Last year in February Kozlov attempted to hijack a Pegasus Airlines plane from Ukraine's Kharkiv by threatening the crew and passengers with claims that he had a bomb. He asked the crew to divert the plane to Sochi, the Russian city in which the Winter Olympics was being held and attempted to enter the cockpit.
Flight attendants contacting the pilots told Kozlov that the plane would turn to Sochi. After flying in the direction of Sochi for a short time, pilots turned to Istanbul as flight attendants calmed the man, who was reportedly drunk. The hijacker claimed he had planted the bomb in cargo section of the plane and waved his cellphone, saying "I will blow it up with my cellphone."

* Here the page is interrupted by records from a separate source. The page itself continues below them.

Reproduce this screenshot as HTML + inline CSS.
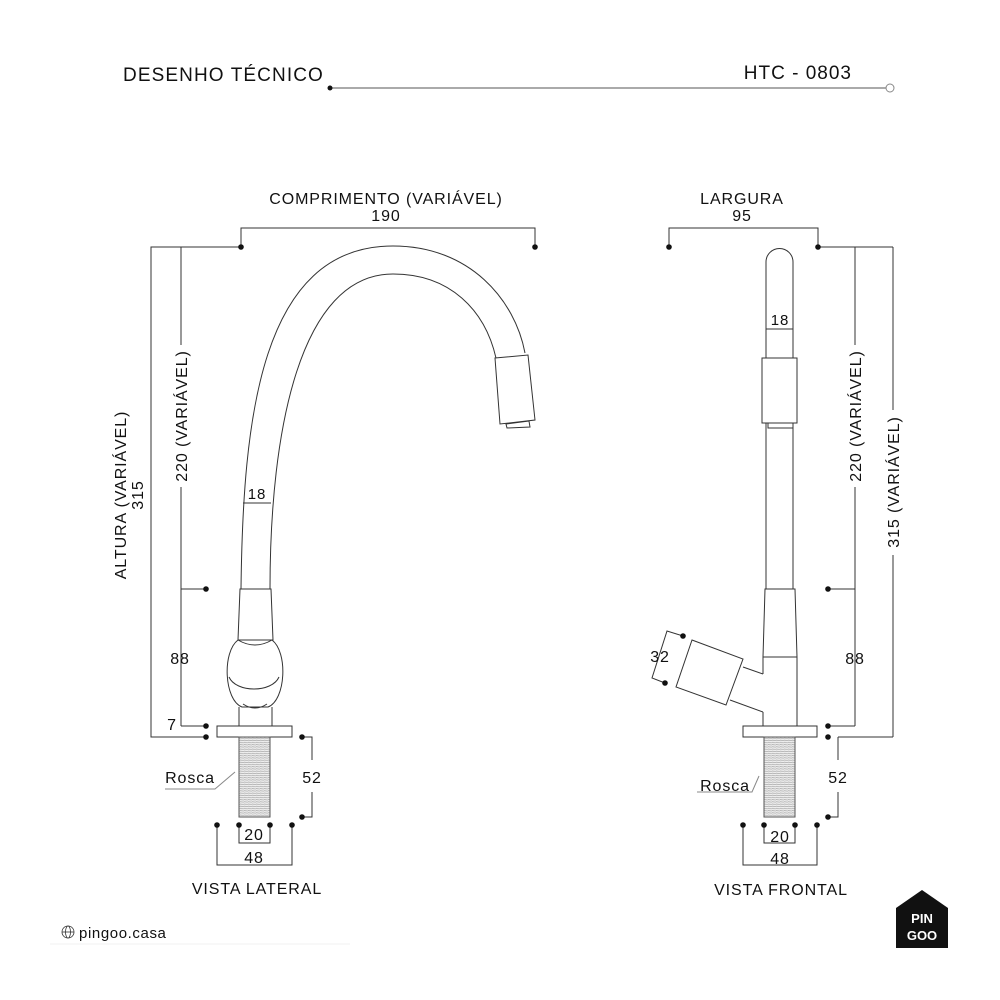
<!DOCTYPE html>
<html><head><meta charset="utf-8"><style>
html,body{margin:0;padding:0;background:#fff}
svg{display:block}
text{font-family:"Liberation Sans",sans-serif;fill:#111}
</style></head><body>
<svg width="1000" height="1000" viewBox="0 0 1000 1000">
<defs>
<pattern id="th" width="4" height="2.2" patternUnits="userSpaceOnUse">
<rect width="4" height="2.2" fill="#eee"/><line x1="0" y1="1" x2="4" y2="1.4" stroke="#999" stroke-width="0.6"/>
</pattern>
</defs>
<!-- header -->
<text x="123" y="81" font-size="19" letter-spacing="1.1">DESENHO TÉCNICO</text>
<text x="852" y="79" font-size="19" text-anchor="end" letter-spacing="1">HTC - 0803</text>
<line x1="330" y1="88" x2="886" y2="88" stroke="#555" stroke-width="1"/>
<circle cx="330" cy="88" r="2.5" fill="#111"/>
<circle cx="890" cy="88" r="4" fill="#fff" stroke="#888"/>

<g stroke="#333" stroke-width="1" fill="none">
<!-- LEFT dims -->
<polyline points="241,247 241,228 535,228 535,247"/>
<polyline points="241,247 151,247 151,737 206,737"/>
<line x1="181" y1="247" x2="181" y2="345"/>
<line x1="181" y1="487" x2="181" y2="726"/>
<line x1="181" y1="589" x2="206" y2="589"/>
<line x1="181" y1="726" x2="206" y2="726"/>
<polyline points="302,737 312,737 312,760"/>
<polyline points="312,792 312,817 302,817"/>
<polyline points="239,825 239,843 270,843 270,825"/>
<polyline points="217,825 217,865 292,865 292,825"/>
<polyline points="165,789 215,789 235,772" stroke="#888"/>
<!-- left faucet -->
<path d="M241,589 C243,420 260,246 393,246 C470,246 515,300 525,353"/>
<path d="M270,589 C270,430 300,274 393,274 C450,274 485,310 496,358"/>
<line x1="243" y1="503" x2="271" y2="503"/>
<polygon points="495,358 528,355 535,420 500,424"/>
<polygon points="506,424 529,421 530,427 507,428"/>
<polygon points="240,589 271,589 273,640 238,640"/>
<path d="M238,640 C222,652 224,700 242,707 L268,707 C286,700 288,652 272,640 Q255,650 238,640 Z" fill="#fff"/>
<path d="M229,677 C236,693 272,693 279,677"/>
<path d="M243,704 Q255,712 267,704"/>
<line x1="239" y1="707" x2="239" y2="726"/>
<line x1="272" y1="707" x2="272" y2="726"/>
<rect x="217" y="726" width="75" height="11" fill="#fff"/>
<rect x="239" y="737" width="31" height="80" fill="url(#th)" stroke="#555"/>

<!-- RIGHT dims -->
<polyline points="669,247 669,228 818,228 818,247"/>
<polyline points="818,247 893,247"/>
<line x1="855" y1="247" x2="855" y2="345"/>
<line x1="855" y1="487" x2="855" y2="726"/>
<line x1="893" y1="247" x2="893" y2="410"/>
<line x1="893" y1="555" x2="893" y2="737"/>
<line x1="828" y1="589" x2="855" y2="589"/>
<line x1="828" y1="726" x2="855" y2="726"/>
<line x1="838" y1="737" x2="893" y2="737"/>
<line x1="838" y1="737" x2="838" y2="760"/>
<polyline points="838,792 838,817 828,817"/>
<polyline points="764,825 764,843 795,843 795,825"/>
<polyline points="743,825 743,865 817,865 817,825"/>
<polyline points="697,792 752,792 759,776" stroke="#888"/>
<polyline points="683,636 667,631 652,678 665,683"/>
<!-- right faucet -->
<path d="M766,589 L766,262 A13.5,13.5 0 0 1 793,262 L793,589"/>
<line x1="766" y1="329" x2="793" y2="329"/>
<rect x="762" y="358" width="35" height="65" fill="#fff"/>
<rect x="768" y="423" width="25" height="5"/>
<polygon points="765,589 795,589 797,657 763,657"/>
<polyline points="763,657 763,674"/>
<polyline points="797,657 797,726"/>
<polyline points="763,712 763,726"/>
<polyline points="743,667 763,674"/>
<polyline points="730,700 763,712"/>
<polygon points="692,640 743,659 726,705 676,687" fill="#fff"/>
<rect x="743" y="726" width="74" height="11" fill="#fff"/>
<rect x="764" y="737" width="31" height="80" fill="url(#th)" stroke="#555"/>
</g>

<g fill="#111">
<circle cx="241" cy="247" r="2.8"/><circle cx="535" cy="247" r="2.8"/>
<circle cx="206" cy="589" r="2.8"/><circle cx="206" cy="726" r="2.8"/><circle cx="206" cy="737" r="2.8"/>
<circle cx="302" cy="737" r="2.8"/><circle cx="302" cy="817" r="2.8"/>
<circle cx="217" cy="825" r="2.8"/><circle cx="239" cy="825" r="2.8"/><circle cx="270" cy="825" r="2.8"/><circle cx="292" cy="825" r="2.8"/>
<circle cx="669" cy="247" r="2.8"/><circle cx="818" cy="247" r="2.8"/>
<circle cx="828" cy="589" r="2.8"/><circle cx="828" cy="726" r="2.8"/><circle cx="828" cy="737" r="2.8"/><circle cx="828" cy="817" r="2.8"/>
<circle cx="743" cy="825" r="2.8"/><circle cx="764" cy="825" r="2.8"/><circle cx="795" cy="825" r="2.8"/><circle cx="817" cy="825" r="2.8"/>
<circle cx="683" cy="636" r="2.8"/><circle cx="665" cy="683" r="2.8"/>
</g>

<g font-size="16" letter-spacing="0.9">
<text x="386" y="204" text-anchor="middle">COMPRIMENTO (VARIÁVEL)</text>
<text x="386" y="221" text-anchor="middle">190</text>
<text x="742" y="204" text-anchor="middle">LARGURA</text>
<text x="742" y="221" text-anchor="middle">95</text>
<text transform="translate(126,495) rotate(-90)" text-anchor="middle">ALTURA (VARIÁVEL)</text>
<text transform="translate(143,495) rotate(-90)" text-anchor="middle">315</text>
<text transform="translate(187,416) rotate(-90)" text-anchor="middle">220 (VARIÁVEL)</text>
<text transform="translate(861,416) rotate(-90)" text-anchor="middle">220 (VARIÁVEL)</text>
<text transform="translate(899,482) rotate(-90)" text-anchor="middle">315 (VARIÁVEL)</text>
<text x="257" y="499" text-anchor="middle" font-size="15">18</text>
<text x="780" y="325" text-anchor="middle" font-size="15">18</text>
<text x="180" y="664" text-anchor="middle">88</text>
<text x="855" y="664" text-anchor="middle">88</text>
<text x="172" y="730" text-anchor="middle">7</text>
<text x="312" y="783" text-anchor="middle">52</text>
<text x="838" y="783" text-anchor="middle">52</text>
<text x="660" y="662" text-anchor="middle">32</text>
<text x="254" y="840" text-anchor="middle">20</text>
<text x="254" y="863" text-anchor="middle">48</text>
<text x="780" y="842" text-anchor="middle">20</text>
<text x="780" y="864" text-anchor="middle">48</text>
<text x="190" y="783" text-anchor="middle">Rosca</text>
<text x="725" y="791" text-anchor="middle">Rosca</text>
<text x="257" y="894" text-anchor="middle">VISTA LATERAL</text>
<text x="781" y="895" text-anchor="middle">VISTA FRONTAL</text>
</g>

<!-- footer -->
<g stroke="#333" stroke-width="0.8" fill="none">
<circle cx="68" cy="932" r="6"/><ellipse cx="68" cy="932" rx="2.5" ry="6"/>
<line x1="62" y1="932" x2="74" y2="932"/>
</g>
<text x="79" y="938" font-size="15" letter-spacing="0.6">pingoo.casa</text>
<line x1="50" y1="944" x2="350" y2="944" stroke="#f0f0f0"/>
<polygon points="922,890 948,908 948,948 896,948 896,908" fill="#111"/>
<text x="922" y="923" font-size="13" text-anchor="middle" font-weight="bold" style="fill:#fff">PIN</text>
<text x="922" y="940" font-size="13" text-anchor="middle" font-weight="bold" style="fill:#fff">GOO</text>
</svg>
</body></html>
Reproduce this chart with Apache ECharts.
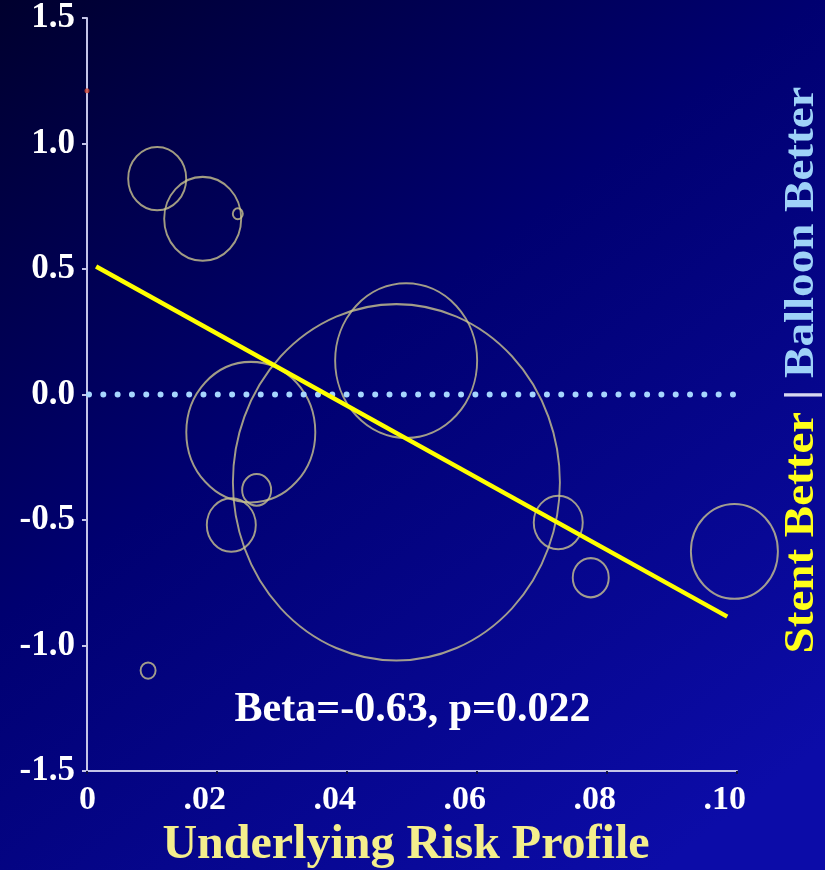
<!DOCTYPE html>
<html>
<head>
<meta charset="utf-8">
<script src="https://cdn.jsdelivr.net/npm/echarts@6/dist/echarts.min.js"></script>
<style>
html,body{margin:0;padding:0;background:#00004a;}
#chart{width:825px;height:870px;}
</style>
</head>
<body>
<div id="chart"></div>
<script>
// Study bubbles: underlying risk (x), effect (y), relative weight (bubble diameter)
var riskX   = [0.0108, 0.0178, 0.0232, 0.0094, 0.0252, 0.0261, 0.0222, 0.0476, 0.0491, 0.0725, 0.0775, 0.0996];
var effectY = [0.86,   0.70,   0.72,   -1.10,  -0.15,  -0.38,  -0.52,  -0.35,  0.135,  -0.51,  -0.73,  -0.625];
var weights = [58,     77,     10,     15,     129,    29,     49,     327,    142,    49,     36,     87];
// isolated point on the axis
var pointX = [0];
var pointY = [1.21];
// regression line end points
var regX = [0.0014, 0.0985];
var regY = [0.51, -0.885];
// reference line (no difference)
var refX = [0, 0.1];
var refY = [0, 0];
// tick labels
var xTickLabels = ['0', '.02', '.04', '.06', '.08', '.10'];
var yTickLabels = ['-1.5', '-1.0', '-0.5', '0.0', '0.5', '1.0', '1.5'];
var annotation = 'Beta=-0.63, p=0.022';
var xTitle = 'Underlying Risk Profile';

var FONT = '"Liberation Serif", "Times New Roman", serif';
var chart = echarts.init(document.getElementById('chart'), null, {renderer: 'canvas'});

var bubbles = riskX.map(function (x, i) { return [x, effectY[i], weights[i]]; });

var option = {
  backgroundColor: new echarts.graphic.LinearGradient(0, 0, 0.8, 1, [
    {offset: 0, color: '#00002e'},
    {offset: 0.45, color: '#000070'},
    {offset: 1, color: '#0c0ca8'}
  ]),
  animation: false,
  grid: {left: 87, right: 88, top: 18, bottom: 99, containLabel: false, outerBoundsMode: 'none'},
  xAxis: {
    type: 'value', min: 0, max: 0.1, interval: 0.02,
    name: xTitle, nameLocation: 'middle', nameGap: 50,
    nameTextStyle: {color: '#f4ee8c', fontFamily: FONT, fontWeight: 'bold', fontSize: 48, padding: [0, 12, 0, 0]},
    axisLine: {show: true, onZero: false, lineStyle: {color: '#c4c4e8', width: 2}},
    axisTick: {show: true, length: 3, lineStyle: {color: '#101040', width: 2}},
    splitLine: {show: false},
    axisLabel: {
      margin: 12, color: '#ffffff', fontFamily: FONT, fontWeight: 'bold', fontSize: 34,
      align: 'center',
      formatter: function (v) {
        var idx = Math.round(v / 0.02);
        return '{a|' + xTickLabels[idx] + '}';
      },
      rich: {a: {width: 18, align: 'right', color: '#ffffff', fontFamily: FONT, fontWeight: 'bold', fontSize: 34}}
    }
  },
  yAxis: {
    type: 'value', min: -1.5, max: 1.5, interval: 0.5,
    axisLine: {show: true, onZero: false, lineStyle: {color: '#c4c4e8', width: 2}},
    axisTick: {show: true, length: 5, lineStyle: {color: '#c4c4e8', width: 2}},
    splitLine: {show: false},
    axisLabel: {
      margin: 12, color: '#ffffff', fontFamily: FONT, fontWeight: 'bold', fontSize: 35,
      formatter: function (v) {
        var idx = Math.round((v + 1.5) / 0.5);
        return yTickLabels[idx];
      }
    }
  },
  series: [
    {
      type: 'scatter', name: 'studies', z: 2,
      data: bubbles,
      symbol: 'circle',
      symbolSize: function (v) { return [v[2], v[2] * 1.09]; },
      itemStyle: {color: 'rgba(0,0,0,0)', borderColor: '#c9c38e', borderWidth: 2},
      silent: true
    },
    {
      type: 'scatter', name: 'point', z: 3,
      data: pointX.map(function (x, i) { return [x, pointY[i]]; }),
      symbol: 'circle', symbolSize: 5,
      itemStyle: {color: '#d24a36'},
      silent: true
    },
    {
      type: 'line', name: 'reference', z: 4,
      data: refX.map(function (x, i) { return [x, refY[i]]; }),
      symbol: 'none',
      lineStyle: {color: '#a6d6ff', width: 6, type: [0.01, 14.3], cap: 'round', dashOffset: -2},
      silent: true
    },
    {
      type: 'line', name: 'regression', z: 5,
      data: regX.map(function (x, i) { return [x, regY[i]]; }),
      symbol: 'none',
      lineStyle: {color: '#ffff00', width: 4.5, cap: 'butt'},
      silent: true
    }
  ],
  graphic: [
    {
      type: 'text', left: 'center', top: 689, z: 10,
      style: {text: annotation, fill: '#ffffff', font: 'bold 42px ' + FONT}
    },
    {
      type: 'text', x: 802, y: 370, rotation: Math.PI / 2, scaleX: 1.12, z: 10,
      style: {
        text: '{s|Stent Better} {d||} {b|Balloon Better}',
        align: 'center', verticalAlign: 'middle',
        font: 'bold 42px ' + FONT,
        rich: {
          s: {fill: '#ffff1a', font: 'bold 42px ' + FONT},
          d: {fill: '#d8d8f0', font: 'bold 42px ' + FONT},
          b: {fill: '#9fd2f8', font: 'bold 42px ' + FONT}
        }
      }
    }
  ]
};
chart.setOption(option);
</script>
</body>
</html>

The plane entered Turkish airspace in the company of Turkish warplanes and landed at Sabiha Gökçen Airport, its original destination. As Russian-speaking negotiators from the Turkish police tricked the hijacker that he made plane landing in Sochi, a police squad searched the cargo for a possible bomb. After four hours of negotiations and evacuation of passengers aboard, a counter-terrorism squad entered the plane and asked Kozlov to surrender.
Following the incident a lawsuit was filed against the suspect on hijacking and threatening charges. He was released pending trial after spending three months behind bars.
"I want to be incarcerated. There is nowhere to go for me outside, and the turmoil continues in my homeland Ukraine," Kozlov demanded during the last hearing of his trial, which was rejected by the judge who heard the case. The court also ruled continuation of his ban from traveling abroad.